Et j'oserai dire que c'est le rôle des députés libres de la majorité présidentielle de dire au gouvernement et au Président :
OUI, il est possible d'aller jusqu'au bout
OUI, il est possible de réguler internet sans un geste, entre guillemets, « castrateur », si vous me le permettez.
OUI, il est possible de réconcilier les artistes et les internautes en construisant un modèle pérenne.

Madame le Ministre, Monsieur le Ministre, vous arrivez dans vos Ministères respectifs avec une incontestable crédibilité.

C'est un capital précieux, qui doit être mobilisé pour des chantiers d'avenir.

Or, on vous demande aujourd'hui d'achever un travail contestable et contestée.

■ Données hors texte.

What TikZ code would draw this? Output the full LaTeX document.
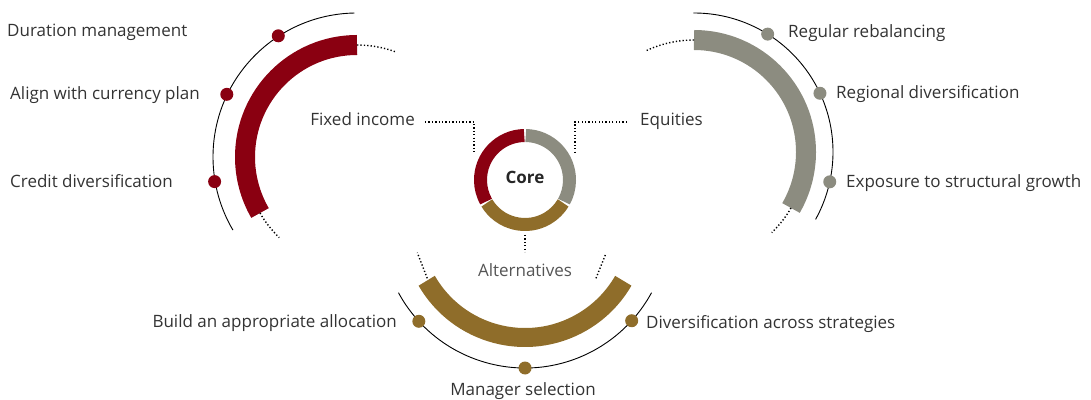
\documentclass[tikz,border=0pt]{standalone}
\usepackage{fontspec}
\setmainfont{Open Sans}
\usetikzlibrary{calc}
\definecolor{cred}{HTML}{8A0011}
\definecolor{cgray}{HTML}{8C8C80}
\definecolor{cbrown}{HTML}{8F6D2A}
\definecolor{ctext}{HTML}{333333}
\definecolor{calt}{HTML}{555555}
\begin{document}
\begin{tikzpicture}[x=1pt,y=1pt,
  lbl/.style={font=\fontsize{17}{20}\selectfont, text=ctext, inner sep=0pt},
  thinarc/.style={line width=0.9pt, black},
  dotline/.style={line width=1.4pt, dash pattern=on 1.3pt off 2.1pt, black},
  bigdot/.style={circle, fill=#1, minimum size=13pt, inner sep=0pt}]
\useasboundingbox (0,0) rectangle (1091,399);
% centres
\coordinate (cc) at (525,219);
\coordinate (rc) at (357,242);
\coordinate (gc) at (694,247);
\coordinate (bc) at (525,175);
% core ring
\draw[cred, line width=13pt] ($(cc)+(91:44.5)$) arc[start angle=91, end angle=209, radius=44.5];
\draw[cgray, line width=13pt] ($(cc)+(89:44.5)$) arc[start angle=89, end angle=-29, radius=44.5];
\draw[cbrown, line width=13pt] ($(cc)+(211:44.5)$) arc[start angle=211, end angle=329, radius=44.5];
\node[font=\bfseries\fontsize{17}{20}\selectfont, text=black!85, inner sep=0pt, anchor=base] (core) at (525,215) {Core};
% red arc
\draw[cred, line width=20pt] ($(rc)+(90:112)$) arc[start angle=90, end angle=210, radius=112];
\draw[dotline] ($(rc)+(90:112)$) arc[start angle=90, end angle=70, radius=112];
\draw[dotline] ($(rc)+(210:112)$) arc[start angle=210, end angle=226, radius=112];
\draw[thinarc] ($(rc)+(91:144)$) arc[start angle=91, end angle=210.5, radius=144];
\node[bigdot=cred] (r1) at ($(rc)+(123:144.5)$) {};
\node[bigdot=cred] (r2) at ($(rc)+(154.3:144.5)$) {};
\node[bigdot=cred] (r3) at ($(rc)+(189.8:144.5)$) {};
\node[lbl, anchor=base west] (t1) at (7,362) {Duration management};
\node[lbl, anchor=base west] (t2) at (10,299) {Align with currency plan};
\node[lbl, anchor=base west] (t3) at (10,211) {Credit diversification};
% gray arc
\draw[cgray, line width=20pt] ($(gc)+(90:112)$) arc[start angle=90, end angle=-30, radius=112];
\draw[dotline] ($(gc)+(90:112)$) arc[start angle=90, end angle=115, radius=112];
\draw[dotline] ($(gc)+(-30:112)$) arc[start angle=-30, end angle=-46, radius=112];
\draw[thinarc] ($(gc)+(90.3:139)$) arc[start angle=90.3, end angle=-29, radius=139];
\node[bigdot=cgray] (g1) at ($(gc)+(58:139)$) {};
\node[bigdot=cgray] (g2) at ($(gc)+(25:139)$) {};
\node[bigdot=cgray] (g3) at ($(gc)+(-12.4:139)$) {};
\node[lbl, anchor=base west] (t4) at (788,361) {Regular rebalancing};
\node[lbl, anchor=base west] (t5) at (836,300) {Regional diversification};
\node[lbl, anchor=base west] (t6) at (846,211) {Exposure to structural growth};
% brown arc
\draw[cbrown, line width=19pt] ($(bc)+(210:113.5)$) arc[start angle=210, end angle=330, radius=113.5];
\coordinate (bl1) at (417.3,146.3); \coordinate (bl2) at (427.3,120.7);
\coordinate (br1) at (606,145.7); \coordinate (br2) at (596,120.7);
\draw[dotline] (bl2) -- (bl1);
\draw[dotline] (br2) -- (br1);
\draw[thinarc] ($(bc)+(208.5:144)$) arc[start angle=208.5, end angle=331.5, radius=144];
\node[bigdot=cbrown] (b1) at ($(bc)+(222.5:144)$) {};
\node[bigdot=cbrown] (b2) at ($(bc)+(270:144)$) {};
\node[bigdot=cbrown] (b3) at ($(bc)+(317.8:144)$) {};
\node[lbl, anchor=base east] (t7) at (397,72) {Build an appropriate allocation};
\node[lbl, anchor=base west] (t8) at (646,71) {Diversification across strategies};
\node[lbl, anchor=base] (t9) at (523,4) {Manager selection};
% category labels and leaders
\node[lbl, anchor=base east] (fi) at (415,273) {Fixed income};
\node[lbl, anchor=base west] (eq) at (640,273) {Equities};
\node[lbl, anchor=base, text=calt] (alt) at (525,123) {Alternatives};
\coordinate (fi0) at (425,277); \coordinate (fi1) at (474,277); \coordinate (fi2) at (474,246);
\coordinate (eq0) at (627,277); \coordinate (eq1) at (575,277); \coordinate (eq2) at (575,246);
\coordinate (al0) at (525,164); \coordinate (al1) at (525,147);
\draw[dotline] (fi0) -- (fi1) -- (fi2);
\draw[dotline] (eq0) -- (eq1) -- (eq2);
\draw[dotline] (al0) -- (al1);
\end{tikzpicture}
\end{document}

D'autres que vous ont choisi de rester sur cette « loi-Titanic », sur la voie de l'atlantique nord.
Ici l'orchestre ne joue plus depuis longtemps, et les partisans de cette loi se font bien rares aujourd'hui.

Alors, pour conclure, je voudrais vous dire :

« Si la loi HADOPI devient le catalyseur d'un nouvel équilibre plus respectueux des droits d'auteurs, j'en serai heureux et je reconnaîtrai sans aucune difficulté que je me suis trompé.

Mais si, comme je le crois, en conscience, cette loi se révèle être un échec, j'aurai comme seule satisfaction celle du devoir accompli, à savoir, d'avoir porté une parole libre pour vous prévenir des difficultés que vous allez rencontrer »
Ce furent les deux dernières phrases de mon intervention sur « Hadopi 1 » en discussion générale.

Les choix du Gouvernement font qu'elle reste malheureusement d'actualité pour Hadopi 2.

Alors, sauf modification substantielle au cours de nos débats, je voterai donc contre ce projet de loi.

Le Conseil Constitutionnel, le Parlement européen, les tribunaux, les associations de consommateurs et finalement les internautes marginaliseront sans doute cette loi comme sa soeur ainée la DADVSI.

La déception des artistes et des ayants-droits sera grande, et vous aurez M. Le Ministre de la Culture a bâtir sur un terrain rendu extrêmement difficile par les péripéties de ces législations stériles.

Vous vous y êtes engagé non sans courage et sans panache et sur ce sujet nous pourrons nous retrouver.

Car nous devons nous projeter dès aujourd'hui dans "l'après-Hadopi" et travailler à une solution d'avenir. Nous pouvons déjà en tracer les fondations :

a) La volonté des artistes et des ayants droit devra être respectée quant aux choix de commercialisation de leurs oeuvres.

b) Avec leur accord, la commercialisation des oeuvres sera forfaitaire, c'est-à-dire par abonnement ou dans le cadre de licences collectives. Car dans un monde d'échanges numériques permanents, les biens immatériels ne peuvent être commercialisés selon les paradigmes traditionnels. Ils sont en effet duplicables à l'infini sans perte de qualité pour un coût quasi nul.

c) Le financement par la publicité, la protection par le contrat, un marché dynamisé par des prix compétitifs sont les pistes pour une solution pérenne.

d) Enfin, les systèmes de mesure d'audience sur le Net seront développés et la rémunération des artistes se fera alors en fonction du succès réel de leurs oeuvres.

Pour ce chantier là, Monsieur le Ministre, vous pourrez alors compter sur nous.